Which uses the bee as a focal point for people learning how to create regenerative systems, in inner-city. So, that includes organic growing practices, and we have, in the last year, a really amazing project is at OMG at the top of Symonds Street, where we have demonstrated on 700 square metres how it is possible to grow to feed the planet at a commercial scale in ways that are safe for bees but are also climate change-ready infrastructure. And as a result of the visibility of that project, we’ve been able to launch other projects around the city. In the viaduct last week, we just launched the first-ever local living compost hub on concrete. So, it’s not on the ground, in the viaduct, and actually, I’m here today because we are about to do maintenance. Our contract for doing the maintenance on the High Street planters has just come through. So, what’s amazing about that project is that it’s a way for everyone to join in. We have created multiple jobs for particularly young people and people who want to make a difference, and what would I like to see happen next year? I’d really like to see Council, Government and businesses support projects like ours so that we can actually roll out this climate change-ready infrastructure, developing local jobs for people that actually give them a really meaningful way to contribute to two of the most pressing issues that people feel are present at the moment, which is definitely climate change, but also biodiversity loss, while also attending to issues like food security, and other things. Social cohesion and a sense of optimism.

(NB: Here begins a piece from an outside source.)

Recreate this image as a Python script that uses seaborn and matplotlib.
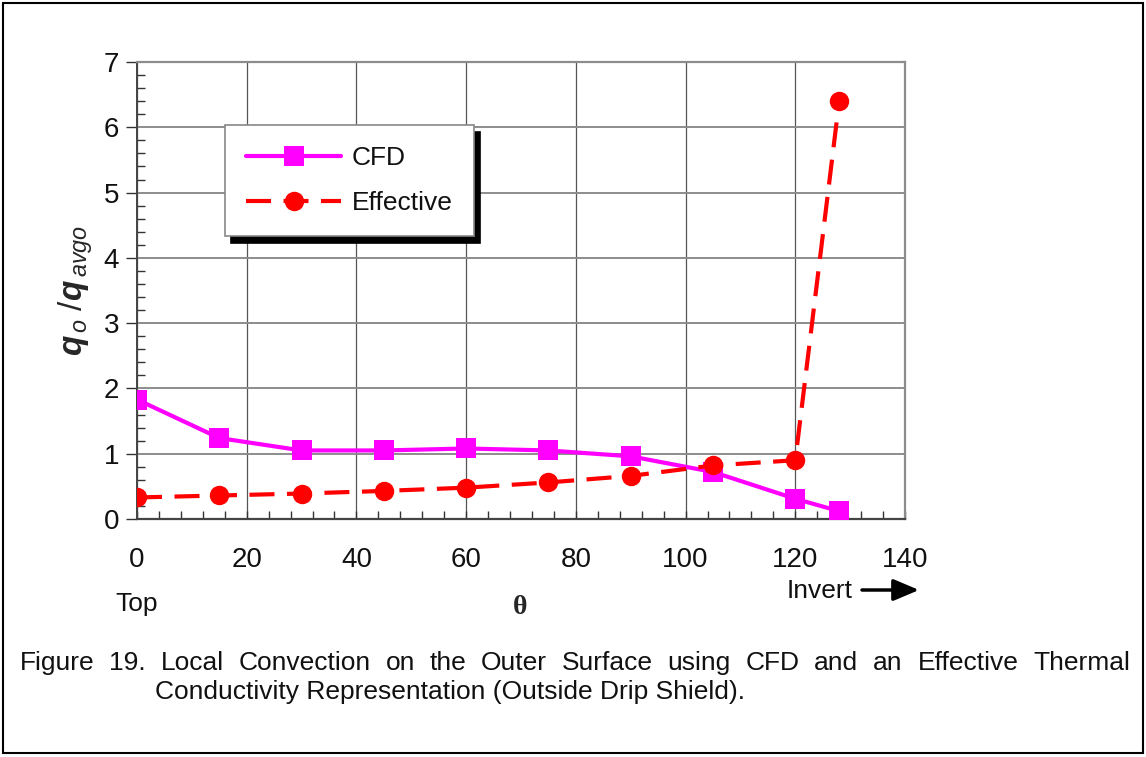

So I grew up pretty much around the North Island. I was born in Wellington, but I spent formative of my youth in places like Kaeo and Waipu, but primarily as an adult, I’ve lived here in Auckland. I started my career as an actress in films and television and in the early 1990s I moved to Australia and began my art career. So, a major transition there. I have been able to use my practice and the work that I do to look at wellbeing and healing. So, that’s really my primary function, it’s the underlying thing that drives my art practice, which includes For the Love of Bees. It’s looking at what systems can we develop that enable people to heal, enable environments to heal, and beyond healing, how can we come back to an integrated sense of self both as communities, where we’re not polarised, where we don’t react to things. We co-create things. So, that’s very much a driving part of who I am, and what I do.”